**WHAT YOU NEED TO DO**
Quote the records exactly, starting at the first line and stopping after the line with "Becomes a Law</text>"; skip the pictures.

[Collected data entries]
###
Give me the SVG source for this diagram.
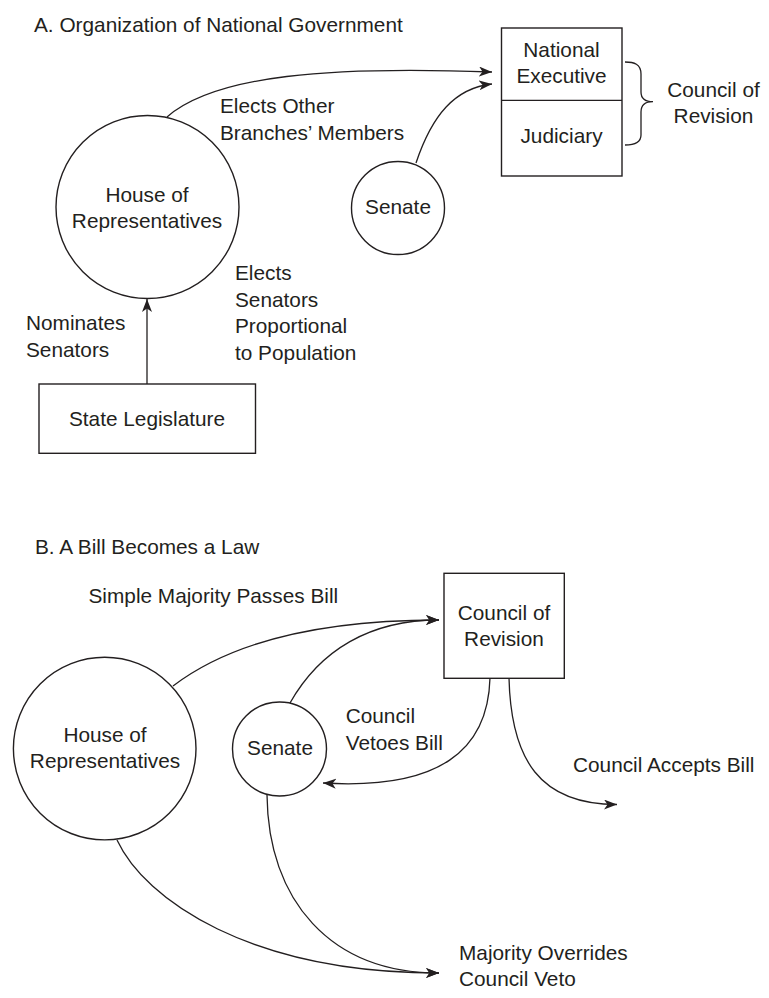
<svg xmlns="http://www.w3.org/2000/svg" width="769" height="998" viewBox="0 0 769 998">
<defs>
<style>
text{font-family:"Liberation Sans",Arial,sans-serif;font-size:20.8px;fill:#231f20}
.c{text-anchor:middle}
.n{fill:#fff;stroke:#231f20;stroke-width:1.4}
.e{fill:none;stroke:#231f20;stroke-width:1.3}
</style>
<marker id="ah" markerUnits="userSpaceOnUse" markerWidth="15" markerHeight="11" refX="13" refY="5" orient="auto">
<path d="M0,0 L13,5 L0,10 L3.5,5 Z" fill="#231f20"/>
</marker>
</defs>
<rect width="769" height="998" fill="#fff"/>

<text id="titleA" x="34" y="31.5">A. Organization of National Government</text>
<text id="titleB" x="35" y="553.5">B. A Bill Becomes a Law</text>

<g id="connectors">
<path class="e" d="M167,117 C215,75 330,66 492,72" marker-end="url(#ah)"/>
<path class="e" d="M416,163 C432,115 455,88 492,84" marker-end="url(#ah)"/>
<path class="e" d="M147,384 L147,299" marker-end="url(#ah)"/>
<path class="e" d="M625,62 C634,62 641,64 641,74 L641,92 C641,99 645,101.7 653,101.7 C645,101.7 641,105 641,112 L641,135 C641,143 634,145 625,145"/>
<path class="e" d="M173,686 C240,635 340,620 439,620" marker-end="url(#ah)"/>
<path class="e" d="M290,703 C320,650 370,620 439,620" marker-end="url(#ah)"/>
<path class="e" d="M490,678 C488,750 440,790 323,783" marker-end="url(#ah)"/>
<path class="e" d="M509,678 C511,760 540,804.5 617,804.5" marker-end="url(#ah)"/>
<path class="e" d="M117,840 C145,900 250,973 439,973" marker-end="url(#ah)"/>
<path class="e" d="M267,795 C268,900 330,973 439,973" marker-end="url(#ah)"/>
</g>

<g id="labels">
<text x="220" y="113.3">Elects Other</text>
<text x="220" y="140">Branches’ Members</text>
<text x="235" y="279.5">Elects</text>
<text x="235" y="306.5">Senators</text>
<text x="235" y="333.3">Proportional</text>
<text x="235" y="360">to Population</text>
<text x="26" y="330">Nominates</text>
<text x="26" y="356.5">Senators</text>
<text class="c" x="713.5" y="96.7">Council of</text>
<text class="c" x="713.5" y="122.7">Revision</text>
<text x="88.5" y="603.3">Simple Majority Passes Bill</text>
<text x="345.7" y="723.3">Council</text>
<text x="345.7" y="750">Vetoes Bill</text>
<text x="573" y="771.5">Council Accepts Bill</text>
<text x="459" y="960">Majority Overrides</text>
<text x="459" y="985.5">Council Veto</text>
</g>

<g id="execJudiciaryA">
<rect class="n" x="501.5" y="28" width="120.5" height="148"/>
<line class="e" x1="501.5" y1="100.3" x2="622" y2="100.3"/>
<text class="c" x="561.5" y="56.7">National</text>
<text class="c" x="561.5" y="83.3">Executive</text>
<text class="c" x="561.5" y="143.3">Judiciary</text>
</g>

<g id="houseA">
<circle class="n" cx="147.5" cy="207" r="91.5"/>
<text class="c" x="147" y="201.7">House of</text>
<text class="c" x="147" y="228.3">Representatives</text>
</g>

<g id="senateA">
<circle class="n" cx="398" cy="208" r="46.5"/>
<text class="c" x="398" y="213.7">Senate</text>
</g>

<g id="stateLegislature">
<rect class="n" x="39" y="384" width="216.5" height="69.3"/>
<text class="c" x="147" y="425.7">State Legislature</text>
</g>

<g id="councilB">
<rect class="n" x="444" y="573.3" width="120.3" height="105"/>
<text class="c" x="504" y="620">Council of</text>
<text class="c" x="504" y="646">Revision</text>
</g>

<g id="houseB">
<circle class="n" cx="104.7" cy="748.6" r="91.3"/>
<text class="c" x="105" y="741.7">House of</text>
<text class="c" x="105" y="768.3">Representatives</text>
</g>

<g id="senateB">
<circle class="n" cx="279.5" cy="749" r="47"/>
<text class="c" x="280" y="755">Senate</text>
</g>
</svg>
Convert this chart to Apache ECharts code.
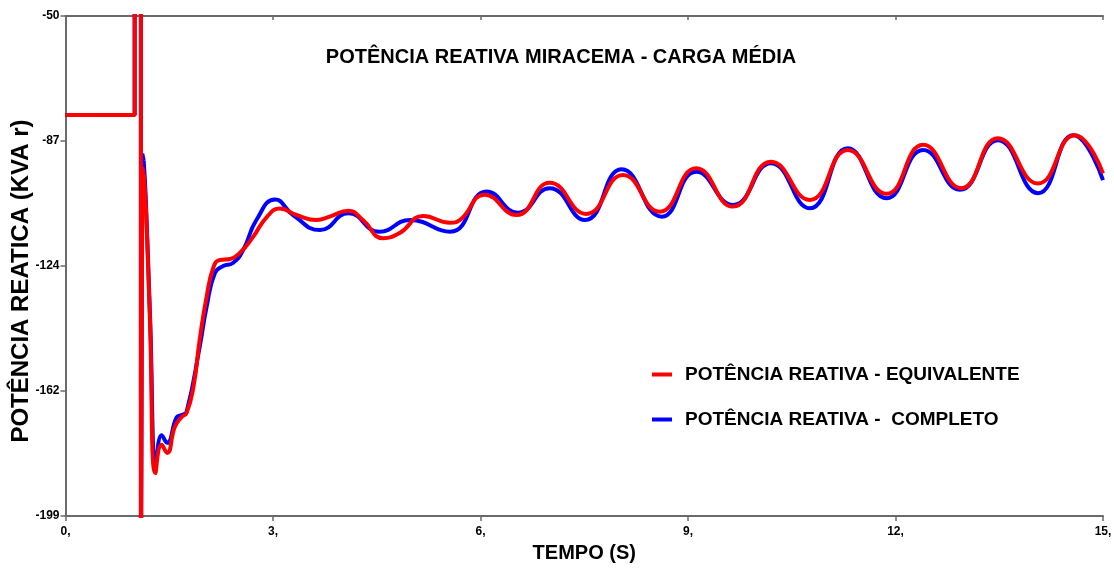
<!DOCTYPE html>
<html>
<head>
<meta charset="utf-8">
<script src="https://cdn.jsdelivr.net/npm/echarts@6/dist/echarts.min.js"></script>
<style>
html,body{margin:0;padding:0;background:#fff;}
#chart{width:1114px;height:570px;}
</style>
</head>
<body>
<div id="chart"></div>
<script>
const titleText = 'POTÊNCIA REATIVA MIRACEMA - CARGA MÉDIA';
const xName = 'TEMPO (S)';
const yName = 'POTÊNCIA REATICA (KVA r)';
const nameEquiv = 'POTÊNCIA REATIVA - EQUIVALENTE';
const nameComp = 'POTÊNCIA REATIVA -  COMPLETO';

// pre-fault / switching transient (straight segments)
const equivStep = [[0,-79.5],[1.0,-79.5],[1.0,-30],[1.09,-30],[1.09,-230],[1.11,-95],[1.13,-97]];
const compStep  = [[0,-79.5],[1.0,-79.5],[1.0,-30],[1.09,-30],[1.09,-230],[1.11,-91],[1.13,-93]];

// post-fault oscillation (smooth)
const equivWave = [[1.13,-97],[1.16,-106],[1.22,-140],[1.30,-186.2],[1.39,-177.8],[1.47,-180.2],[1.58,-172.5],[1.68,-169.5],[1.75,-168.3],[1.85,-160.5],[1.94,-146.5],[2.04,-133.7],[2.14,-124.8],[2.23,-122.7],[2.38,-122.4],[2.52,-120.6],[2.71,-115.9],[2.91,-109.9],[3.10,-107.4],[3.34,-109.3],[3.63,-110.8],[3.82,-109.8],[4.09,-108.0],[4.30,-110.8],[4.59,-116.2],[4.83,-114.7],[5.17,-109.6],[5.56,-111.6],[5.70,-110.8],[6.06,-103.3],[6.52,-109.3],[7.00,-99.7],[7.53,-109.0],[8.06,-97.4],[8.59,-108.3],[9.12,-95.4],[9.65,-106.8],[10.20,-93.4],[10.76,-104.8],[11.31,-89.9],[11.87,-103.0],[12.40,-88.4],[12.95,-101.3],[13.48,-86.4],[14.06,-99.9],[14.59,-85.5],[15.0,-96.9]];
const compWave = [[1.13,-93],[1.16,-104],[1.22,-138],[1.31,-182.9],[1.39,-174.9],[1.47,-177.2],[1.61,-169.5],[1.68,-168.9],[1.75,-168.0],[1.94,-148.6],[2.04,-136.7],[2.16,-126.6],[2.28,-124.5],[2.42,-123.6],[2.57,-119.7],[2.76,-110.8],[3.03,-104.7],[3.29,-109.3],[3.68,-113.8],[4.09,-108.8],[4.54,-114.3],[4.98,-110.8],[5.56,-114.3],[6.09,-102.3],[6.54,-108.6],[7.00,-101.3],[7.51,-110.8],[8.04,-95.7],[8.62,-109.8],[9.12,-96.4],[9.65,-106.3],[10.20,-93.9],[10.76,-107.3],[11.31,-89.4],[11.87,-104.3],[12.40,-89.9],[12.93,-101.8],[13.48,-87.0],[14.06,-102.8],[14.57,-85.5],[15.0,-98.9]];

const xMin = 0, xMax = 15, xStep = 3;
const yMin = -199, yMax = -50;

const font = "'Liberation Sans', Arial, sans-serif";
const axisCol = '#6a6a6a';
const chart = echarts.init(document.getElementById('chart'));
const lineSeries = (name, data, color, smooth) => ({
  name: name, type: 'line', data: data, smooth: smooth ? 0.5 : false,
  showSymbol: false, symbol: 'none', clip: true,
  lineStyle: {color: color, width: 4}, itemStyle: {color: color}
});
chart.setOption({
  animation: false,
  backgroundColor: '#fff',
  title: {
    text: titleText, left: 561, top: 47, textAlign: 'center', padding: 0,
    textStyle: {fontFamily: font, fontWeight: 'bold', fontSize: 20, color: '#000'}
  },
  legend: {
    data: [nameEquiv, nameComp], orient: 'vertical', left: 647, top: 360,
    icon: 'rect', itemWidth: 20, itemHeight: 4, itemGap: 26,
    textStyle: {fontFamily: font, fontWeight: 'bold', fontSize: 19, color: '#000', padding: [0,0,0,8]}
  },
  grid: {left: 65.5, right: 11, top: 16, bottom: 54, containLabel: false, outerBoundsMode: 'none'},
  xAxis: [{
    type: 'value', min: xMin, max: xMax, interval: xStep, position: 'bottom',
    name: xName, nameLocation: 'middle', nameGap: 27, nameMoveOverlap: false,
    nameTextStyle: {fontFamily: font, fontWeight: 'bold', fontSize: 20, color: '#000'},
    axisLine: {show: true, lineStyle: {color: axisCol, width: 2}},
    axisTick: {show: true, length: 5, lineStyle: {color: axisCol, width: 1.5}},
    axisLabel: {fontFamily: font, fontWeight: 'bold', fontSize: 12, color: '#000', margin: 10, formatter: v => v + ','},
    splitLine: {show: false}
  }, {
    type: 'value', min: xMin, max: xMax, interval: xStep, position: 'top',
    axisLine: {show: true, onZero: false, lineStyle: {color: axisCol, width: 2}},
    axisTick: {show: true, inside: true, length: 4, lineStyle: {color: axisCol, width: 1.5}},
    axisLabel: {show: false}, splitLine: {show: false}
  }],
  yAxis: {
    type: 'value', min: yMin, max: yMax, interval: (yMax - yMin) / 4,
    name: yName, nameLocation: 'middle', nameRotate: 90, nameGap: 32, nameMoveOverlap: false,
    nameTextStyle: {fontFamily: font, fontWeight: 'bold', fontSize: 24, color: '#000', padding: [0, 30, 0, 0]},
    axisLine: {show: true, onZero: false, lineStyle: {color: axisCol, width: 2}},
    axisTick: {show: true, length: 5, lineStyle: {color: axisCol, width: 1.5}},
    axisLabel: {fontFamily: font, fontWeight: 'bold', fontSize: 12, color: '#000', margin: 6, formatter: v => String(Math.round(v))},
    splitLine: {show: false}
  },
  series: [
    lineSeries(nameComp, compStep, '#0000ff', false),
    lineSeries(nameComp, compWave, '#0000ff', true),
    lineSeries(nameEquiv, equivStep, '#ff0000', false),
    lineSeries(nameEquiv, equivWave, '#ff0000', true)
  ]
});
</script>
</body>
</html>
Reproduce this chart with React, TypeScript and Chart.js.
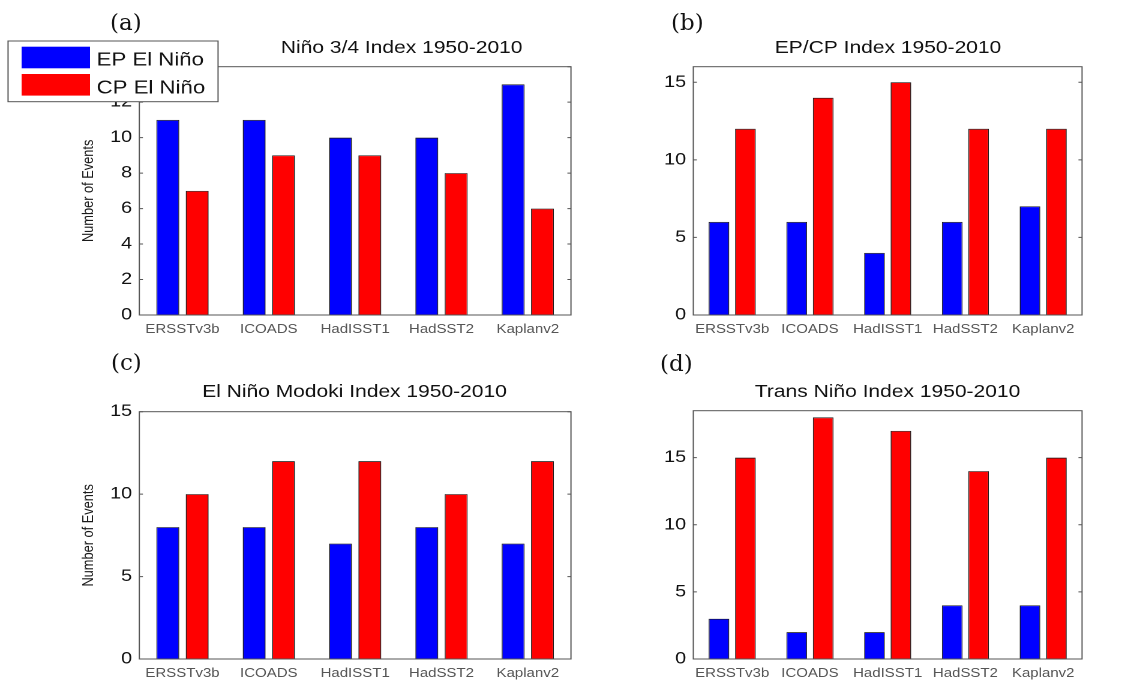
###
**RESULT**
Give me the SVG source for this diagram.
<svg xmlns="http://www.w3.org/2000/svg" width="769" height="998" viewBox="0 0 769 998">
<defs>
<style>
text{font-family:"Liberation Sans",Arial,sans-serif;font-size:20.8px;fill:#231f20}
.c{text-anchor:middle}
.n{fill:#fff;stroke:#231f20;stroke-width:1.4}
.e{fill:none;stroke:#231f20;stroke-width:1.3}
</style>
<marker id="ah" markerUnits="userSpaceOnUse" markerWidth="15" markerHeight="11" refX="13" refY="5" orient="auto">
<path d="M0,0 L13,5 L0,10 L3.5,5 Z" fill="#231f20"/>
</marker>
</defs>
<rect width="769" height="998" fill="#fff"/>

<text id="titleA" x="34" y="31.5">A. Organization of National Government</text>
<text id="titleB" x="35" y="553.5">B. A Bill Becomes a Law</text>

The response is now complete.